Breast calcifications are small spots of calcium salts that can occur anywhere in the breast tissue. Breast calcifications are small enough that you won’t feel them.
Calcifications usually develop naturally as the breast tissue ages. They can also form if you’ve had an infection in or injury to the breast; if you’ve had stitches or a breast implant; or as a result of a benign breast condition (for example, fibroadenoma).
Breast calcifications are very common and in most cases harmless. However, sometimes calcifications can be an early sign of breast cancer, and because of this your doctors may want you to have further tests to check what sort of calcifications you have.
How are they found?
Calcifications are usually found by chance on a mammogram (breast x-ray) which is being done for another problem, or during routine breast screening, where they show up as small white spots.
The results of your mammogram will be looked at independently by one or two radiologists, who look carefully at the shape, size and pattern of the calcifications. They then write a report in which the calcifications are usually categorised as looking benign, indeterminate (uncertain) or suspicious of being cancerous.
What happens next
If your calcifications are benign, then nothing more needs to be done – they don’t need to be removed and won’t cause you any harm.
If your calcifications look indeterminate or suspicious you will need further tests. This doesn’t mean that something is wrong – further tests will give your doctors more information to help them make an accurate diagnosis.
Further tests are likely to include:
- a detailed mammogram giving a close-up picture of the affected area
- a FNA (fine needle aspiration) biopsy where cell samples are extracted with a fine needle and syringe
- a core biopsy uses a larger needle to extract samples of breast tissue
- a stereotactic biopsy uses a computer and scanner to detect the calcifications
- a vacuum assisted biopsy (mammotome) removes the calcification without surgery. Breast tissue is sucked up through a needle until the calcification is seen to disappear.
These tests are usually done in the breast clinic or x-ray department. You won’t have to stay overnight in hospital.
Your doctors may recommend surgery to remove the area of the calcification from the breast so it can be looked at under a microscope.
If surgery is required, wire localisation is often used to pinpoint the area. The radiologist uses a mammogram or ultrasound scan as a guide to insert a fine wire into the breast under local anaesthetic. The wire is then carefully secured under a small dressing and left in place. This can usually be done within a day. A local or general anaesthetic is used for the operation so you won’t feel anything.
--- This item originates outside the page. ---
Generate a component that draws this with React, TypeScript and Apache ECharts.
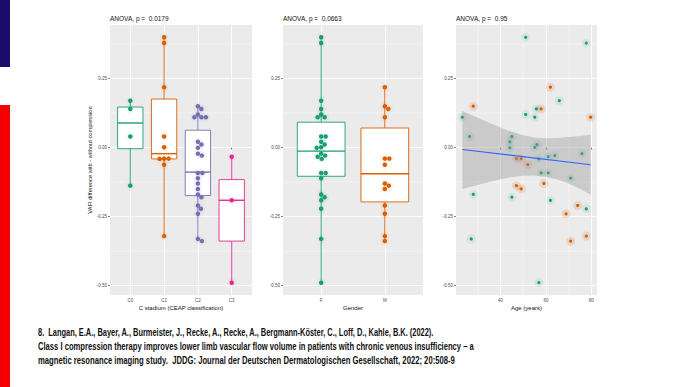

Your doctors will tell you how to care for the area afterwards, and the operation will leave a small scar that will fade in time.
What this means for you
It’s likely that these tests will show your calcification/s to be harmless and you won’t need any more treatment. However, sometimes your doctor may want you to have another mammogram after 12 months.
If you have a benign breast condition as well your doctor will tell you if anything else needs to be done.
If you are told that the calcifications are a sign of early breast cancer, your surgeon or breast care nurse will talk to you about what this means and discuss your future treatment.
You may feel anxious about what having breast calcifications means for you, but having benign breast calcifications does not increase your risk of developing breast cancer.
It is important to continue to be breast aware and to go back to your GP (local doctor) if you notice any changes.
Last reviewed April 2012; next planned review 2013.